■ **Given request**
Render the material again word for word, skipping the pictures in it.

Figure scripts
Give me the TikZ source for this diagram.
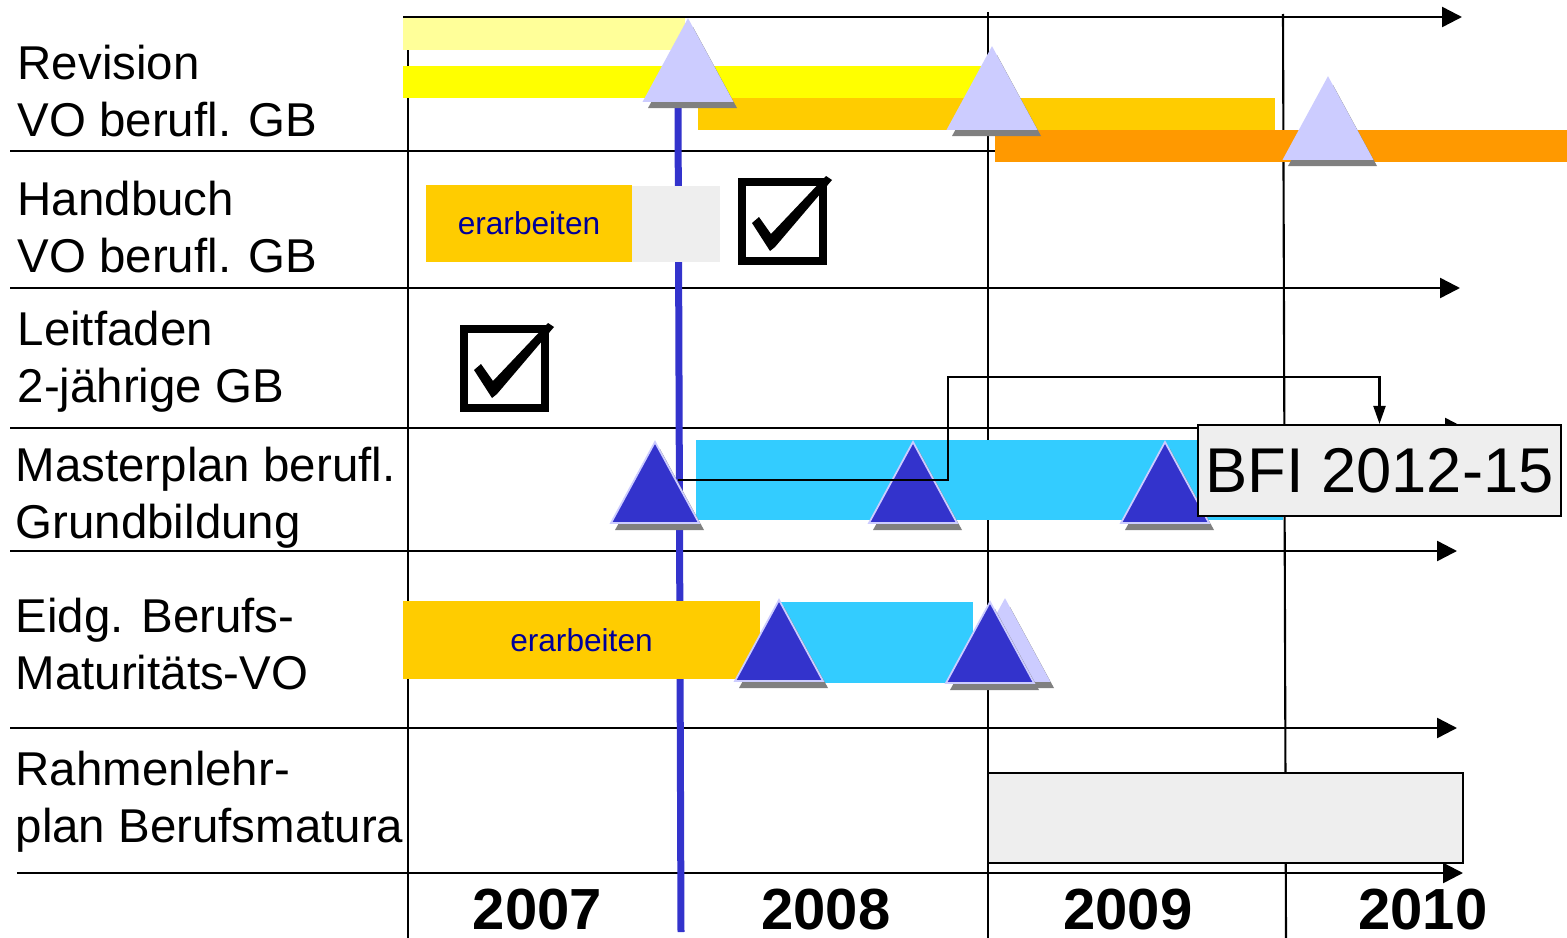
\documentclass[tikz,border=0pt]{standalone}
\usepackage{fontspec}
\setmainfont{Liberation Sans}
\usetikzlibrary{arrows.meta}

\definecolor{barlight}{HTML}{FFFF99}
\definecolor{baryellow}{HTML}{FFFF00}
\definecolor{bargold}{HTML}{FFCC00}
\definecolor{barorange}{HTML}{FF9900}
\definecolor{barcyan}{HTML}{33CCFF}
\definecolor{mslight}{HTML}{CCCCFF}
\definecolor{msdark}{HTML}{3333CC}
\definecolor{boxgray}{HTML}{EEEEEE}
\definecolor{worktext}{HTML}{000099}

\tikzset{
  rowline/.style={line width=0.7pt, -{Triangle[length=0.2cm,width=0.2cm]}},
  yearline/.style={line width=0.6pt},
  rowlabel/.style={anchor=base west, align=left, inner sep=0pt, font=\fontsize{13.5}{16}\selectfont},
  work/.style={fill=bargold, text=worktext, inner sep=0pt, font=\fontsize{9}{10}\selectfont},
  yearlabel/.style={anchor=base, inner sep=0pt, font=\fontsize{16.5}{18}\selectfont\bfseries},
  pics/ms/.style={code={
    \fill[gray] (-0.40,-0.88) -- (0.05,-0.07) -- (0.49,-0.88) -- cycle;
    \filldraw[fill=#1, draw=mslight, line width=0.5pt] (-0.44,-0.81) -- (0,0) -- (0.44,-0.81) -- cycle;
  }},
  pics/checkbox/.style={code={
    \draw[line width=0.08cm] (0.04,-0.04) rectangle (0.85,-0.83);
    \fill (0.14,-0.45) -- (0.21,-0.39) -- (0.33,-0.56) -- (0.88,0.02) -- (0.94,-0.02) -- (0.37,-0.69) -- (0.32,-0.73) -- cycle;
  }},
}

\begin{document}
\begin{tikzpicture}
\useasboundingbox (0,0) rectangle (15.67,-9.38);

% year dividers
\draw[yearline] (4.08,-0.17) -- (4.08,-9.38);
\draw[yearline] (9.88,-0.12) -- (9.88,-9.38);
\draw[yearline] (12.83,-0.14) -- (12.86,-9.38);

% row separators
\draw[rowline] (4.03,-0.17) -- (14.62,-0.17);
\foreach \y/\xe in {1.51/14.60, 2.88/14.60, 4.28/14.65, 5.51/14.57, 7.28/14.57}
  \draw[rowline] (0.10,-\y) -- (\xe,-\y);
\draw[rowline] (0.17,-8.73) -- (14.63,-8.73);

% today
\draw[msdark, line width=0.07cm] (6.78,-1.00) -- (6.81,-9.32);

% Revision
\fill[barlight] (4.03,-0.18) rectangle (6.85,-0.50);
\fill[baryellow] (4.03,-0.66) rectangle (9.85,-0.98);
\fill[bargold] (6.98,-0.98) rectangle (12.75,-1.30);
\fill[barorange] (9.95,-1.30) rectangle (15.67,-1.62);
\pic at (6.88,-0.20) {ms=mslight};
\pic at (9.92,-0.48) {ms=mslight};
\pic at (13.28,-0.78) {ms=mslight};

% Handbuch
\node[work, minimum width=2.06cm, minimum height=0.77cm] (hbwork) at (5.29,-2.235) {erarbeiten};
\fill[boxgray] (6.32,-1.86) rectangle (7.20,-2.62);
\pic at (7.38,-1.78) {checkbox};

% Leitfaden
\pic at (4.60,-3.25) {checkbox};

% Masterplan
\fill[barcyan] (6.96,-4.40) rectangle (12.83,-5.20);
\foreach \x in {6.55, 9.13, 11.65}
  \pic at (\x,-4.42) {ms=msdark};
\node[draw, fill=boxgray, line width=0.6pt, inner sep=0pt, minimum width=3.63cm, minimum height=0.91cm,
      font=\fontsize{18}{20}\selectfont] (bfi) at (13.795,-4.705) {BFI 2012-15};
\coordinate (bfistart) at (6.78,-4.80);
\draw[line width=0.6pt, -{Triangle[length=0.18cm,width=0.12cm]}] (bfistart) -| (9.48,-3.77) -| (bfi.north);

% Berufsmaturitaet
\node[work, minimum width=3.57cm, minimum height=0.78cm] (bmwork) at (5.815,-6.40) {erarbeiten};
\fill[barcyan] (7.80,-6.02) rectangle (9.73,-6.83);
\pic at (7.79,-6.00) {ms=msdark};
\pic at (10.05,-6.00) {ms=mslight};
\pic at (9.90,-6.02) {ms=msdark};

% Rahmenlehrplan
\node[draw, fill=boxgray, line width=0.6pt, inner sep=0pt, minimum width=4.75cm, minimum height=0.90cm] (rlpbox) at (12.255,-8.18) {};

% labels
\node[rowlabel] (rev) at (0.17,-1.36) {Revision\\VO berufl. GB};
\node[rowlabel] (hb) at (0.17,-2.72) {Handbuch\\VO berufl. GB};
\node[rowlabel] (lf) at (0.17,-4.02) {Leitfaden\\2-jährige GB};
\node[rowlabel] (mp) at (0.15,-5.38) {Masterplan berufl.\\Grundbildung};
\node[rowlabel] (bm) at (0.15,-6.89) {Eidg. Berufs-\\Maturitäts-VO};
\node[rowlabel] (rlp) at (0.15,-8.42) {Rahmenlehr-\\plan Berufsmatura};

% years
\foreach \x/\yr in {5.375/2007, 8.26/2008, 11.28/2009, 14.23/2010}
  \node[yearlabel] (y\yr) at (\x,-9.29) {\yr};
\end{tikzpicture}
\end{document}
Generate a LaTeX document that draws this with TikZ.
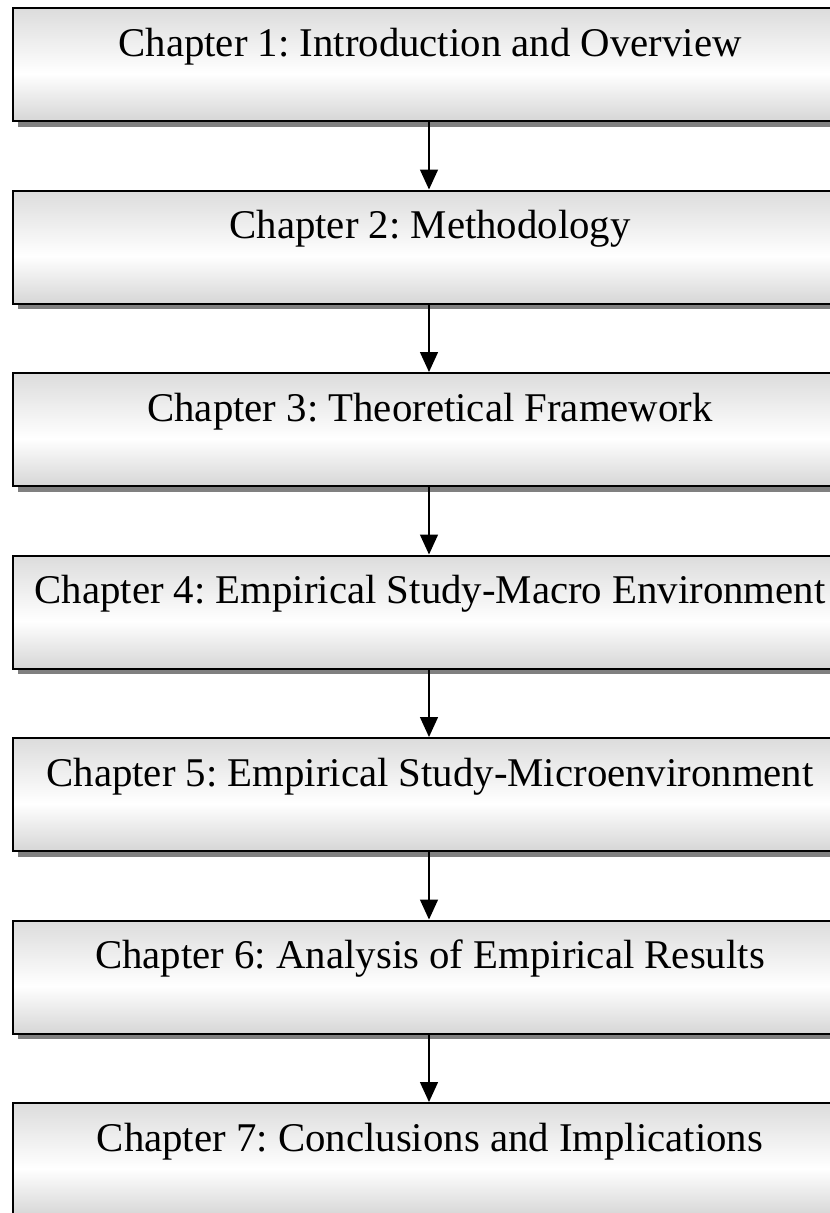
\documentclass[tikz,border=0pt]{standalone}
\usepackage{fontspec}
\setmainfont{Liberation Serif}
\usetikzlibrary{arrows.meta,shadows}
\frenchspacing

\definecolor{boxtop}{RGB}{220,220,220}
\definecolor{boxbot}{RGB}{214,214,214}
\definecolor{shadowgray}{RGB}{128,128,128}
\pgfdeclareverticalshading{chapshade}{100bp}{%
  color(0bp)=(boxbot); color(25bp)=(boxbot); color(46bp)=(white);
  color(75bp)=(boxtop); color(100bp)=(boxtop)}

\tikzset{
  chapbox/.style={
    rectangle, draw=black, line width=2pt, shading=chapshade,
    minimum width=834pt, align=center,
    inner sep=0pt, text height=48pt, text depth=65pt,
    font=\fontsize{40.8}{48}\selectfont,
    drop shadow={shadow xshift=5pt, shadow yshift=-5.5pt,
      fill=shadowgray, opacity=1}},
  flow/.style={-{Triangle[width=18pt,length=20pt]}, line width=1.4pt, black}
}

\begin{document}
\begin{tikzpicture}[x=1pt,y=-1pt]
  \useasboundingbox (0,0) rectangle (830,1213);
  \fill[white] (0,0) rectangle (830,1213);

  \node[chapbox, anchor=north west] (c1) at (12,7)      {Chapter 1: Introduction and Overview};
  \node[chapbox, anchor=north west] (c2) at (12,189.5)  {Chapter 2: Methodology};
  \node[chapbox, anchor=north west] (c3) at (12,372)    {Chapter 3: Theoretical Framework};
  \node[chapbox, anchor=north west] (c4) at (12,554.5)  {Chapter 4: Empirical Study-Macro Environment};
  \node[chapbox, anchor=north west] (c5) at (12,737)    {Chapter 5: Empirical Study-Microenvironment};
  \node[chapbox, anchor=north west] (c6) at (12,919.5)  {Chapter 6: Analysis of Empirical Results};
  \node[chapbox, anchor=north west] (c7) at (12,1102)   {Chapter 7: Conclusions and Implications};

  \foreach \a/\b in {c1/c2,c2/c3,c3/c4,c4/c5,c5/c6,c6/c7}{
    \draw[flow] ([xshift=-1pt]\a.south) -- ([xshift=-1pt]\b.north);
  }
\end{tikzpicture}
\end{document}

■ **Response for this exercise**
Give me the TikZ source for this diagram.
\documentclass[tikz,border=0pt]{standalone}
\usepackage{fontspec}
\setmainfont{Liberation Sans}
\usetikzlibrary{arrows.meta}

\definecolor{barlight}{HTML}{FFFF99}
\definecolor{baryellow}{HTML}{FFFF00}
\definecolor{bargold}{HTML}{FFCC00}
\definecolor{barorange}{HTML}{FF9900}
\definecolor{barcyan}{HTML}{33CCFF}
\definecolor{mslight}{HTML}{CCCCFF}
\definecolor{msdark}{HTML}{3333CC}
\definecolor{boxgray}{HTML}{EEEEEE}
\definecolor{worktext}{HTML}{000099}

\tikzset{
  rowline/.style={line width=0.7pt, -{Triangle[length=0.2cm,width=0.2cm]}},
  yearline/.style={line width=0.6pt},
  rowlabel/.style={anchor=base west, align=left, inner sep=0pt, font=\fontsize{13.5}{16}\selectfont},
  work/.style={fill=bargold, text=worktext, inner sep=0pt, font=\fontsize{9}{10}\selectfont},
  yearlabel/.style={anchor=base, inner sep=0pt, font=\fontsize{16.5}{18}\selectfont\bfseries},
  pics/ms/.style={code={
    \fill[gray] (-0.40,-0.88) -- (0.05,-0.07) -- (0.49,-0.88) -- cycle;
    \filldraw[fill=#1, draw=mslight, line width=0.5pt] (-0.44,-0.81) -- (0,0) -- (0.44,-0.81) -- cycle;
  }},
  pics/checkbox/.style={code={
    \draw[line width=0.08cm] (0.04,-0.04) rectangle (0.85,-0.83);
    \fill (0.14,-0.45) -- (0.21,-0.39) -- (0.33,-0.56) -- (0.88,0.02) -- (0.94,-0.02) -- (0.37,-0.69) -- (0.32,-0.73) -- cycle;
  }},
}

\begin{document}
\begin{tikzpicture}
\useasboundingbox (0,0) rectangle (15.67,-9.38);

% year dividers
\draw[yearline] (4.08,-0.17) -- (4.08,-9.38);
\draw[yearline] (9.88,-0.12) -- (9.88,-9.38);
\draw[yearline] (12.83,-0.14) -- (12.86,-9.38);

% row separators
\draw[rowline] (4.03,-0.17) -- (14.62,-0.17);
\foreach \y/\xe in {1.51/14.60, 2.88/14.60, 4.28/14.65, 5.51/14.57, 7.28/14.57}
  \draw[rowline] (0.10,-\y) -- (\xe,-\y);
\draw[rowline] (0.17,-8.73) -- (14.63,-8.73);

% today
\draw[msdark, line width=0.07cm] (6.78,-1.00) -- (6.81,-9.32);

% Revision
\fill[barlight] (4.03,-0.18) rectangle (6.85,-0.50);
\fill[baryellow] (4.03,-0.66) rectangle (9.85,-0.98);
\fill[bargold] (6.98,-0.98) rectangle (12.75,-1.30);
\fill[barorange] (9.95,-1.30) rectangle (15.67,-1.62);
\pic at (6.88,-0.20) {ms=mslight};
\pic at (9.92,-0.48) {ms=mslight};
\pic at (13.28,-0.78) {ms=mslight};

% Handbuch
\node[work, minimum width=2.06cm, minimum height=0.77cm] (hbwork) at (5.29,-2.235) {erarbeiten};
\fill[boxgray] (6.32,-1.86) rectangle (7.20,-2.62);
\pic at (7.38,-1.78) {checkbox};

% Leitfaden
\pic at (4.60,-3.25) {checkbox};

% Masterplan
\fill[barcyan] (6.96,-4.40) rectangle (12.83,-5.20);
\foreach \x in {6.55, 9.13, 11.65}
  \pic at (\x,-4.42) {ms=msdark};
\node[draw, fill=boxgray, line width=0.6pt, inner sep=0pt, minimum width=3.63cm, minimum height=0.91cm,
      font=\fontsize{18}{20}\selectfont] (bfi) at (13.795,-4.705) {BFI 2012-15};
\coordinate (bfistart) at (6.78,-4.80);
\draw[line width=0.6pt, -{Triangle[length=0.18cm,width=0.12cm]}] (bfistart) -| (9.48,-3.77) -| (bfi.north);

% Berufsmaturitaet
\node[work, minimum width=3.57cm, minimum height=0.78cm] (bmwork) at (5.815,-6.40) {erarbeiten};
\fill[barcyan] (7.80,-6.02) rectangle (9.73,-6.83);
\pic at (7.79,-6.00) {ms=msdark};
\pic at (10.05,-6.00) {ms=mslight};
\pic at (9.90,-6.02) {ms=msdark};

% Rahmenlehrplan
\node[draw, fill=boxgray, line width=0.6pt, inner sep=0pt, minimum width=4.75cm, minimum height=0.90cm] (rlpbox) at (12.255,-8.18) {};

% labels
\node[rowlabel] (rev) at (0.17,-1.36) {Revision\\VO berufl. GB};
\node[rowlabel] (hb) at (0.17,-2.72) {Handbuch\\VO berufl. GB};
\node[rowlabel] (lf) at (0.17,-4.02) {Leitfaden\\2-jährige GB};
\node[rowlabel] (mp) at (0.15,-5.38) {Masterplan berufl.\\Grundbildung};
\node[rowlabel] (bm) at (0.15,-6.89) {Eidg. Berufs-\\Maturitäts-VO};
\node[rowlabel] (rlp) at (0.15,-8.42) {Rahmenlehr-\\plan Berufsmatura};

% years
\foreach \x/\yr in {5.375/2007, 8.26/2008, 11.28/2009, 14.23/2010}
  \node[yearlabel] (y\yr) at (\x,-9.29) {\yr};
\end{tikzpicture}
\end{document}
Generate a LaTeX document that draws this with TikZ.
\documentclass[tikz,border=0pt]{standalone}
\usepackage{fontspec}
\setmainfont{Liberation Serif}
\usetikzlibrary{arrows.meta,shadows}
\frenchspacing

\definecolor{boxtop}{RGB}{220,220,220}
\definecolor{boxbot}{RGB}{214,214,214}
\definecolor{shadowgray}{RGB}{128,128,128}
\pgfdeclareverticalshading{chapshade}{100bp}{%
  color(0bp)=(boxbot); color(25bp)=(boxbot); color(46bp)=(white);
  color(75bp)=(boxtop); color(100bp)=(boxtop)}

\tikzset{
  chapbox/.style={
    rectangle, draw=black, line width=2pt, shading=chapshade,
    minimum width=834pt, align=center,
    inner sep=0pt, text height=48pt, text depth=65pt,
    font=\fontsize{40.8}{48}\selectfont,
    drop shadow={shadow xshift=5pt, shadow yshift=-5.5pt,
      fill=shadowgray, opacity=1}},
  flow/.style={-{Triangle[width=18pt,length=20pt]}, line width=1.4pt, black}
}

\begin{document}
\begin{tikzpicture}[x=1pt,y=-1pt]
  \useasboundingbox (0,0) rectangle (830,1213);
  \fill[white] (0,0) rectangle (830,1213);

  \node[chapbox, anchor=north west] (c1) at (12,7)      {Chapter 1: Introduction and Overview};
  \node[chapbox, anchor=north west] (c2) at (12,189.5)  {Chapter 2: Methodology};
  \node[chapbox, anchor=north west] (c3) at (12,372)    {Chapter 3: Theoretical Framework};
  \node[chapbox, anchor=north west] (c4) at (12,554.5)  {Chapter 4: Empirical Study-Macro Environment};
  \node[chapbox, anchor=north west] (c5) at (12,737)    {Chapter 5: Empirical Study-Microenvironment};
  \node[chapbox, anchor=north west] (c6) at (12,919.5)  {Chapter 6: Analysis of Empirical Results};
  \node[chapbox, anchor=north west] (c7) at (12,1102)   {Chapter 7: Conclusions and Implications};

  \foreach \a/\b in {c1/c2,c2/c3,c3/c4,c4/c5,c5/c6,c6/c7}{
    \draw[flow] ([xshift=-1pt]\a.south) -- ([xshift=-1pt]\b.north);
  }
\end{tikzpicture}
\end{document}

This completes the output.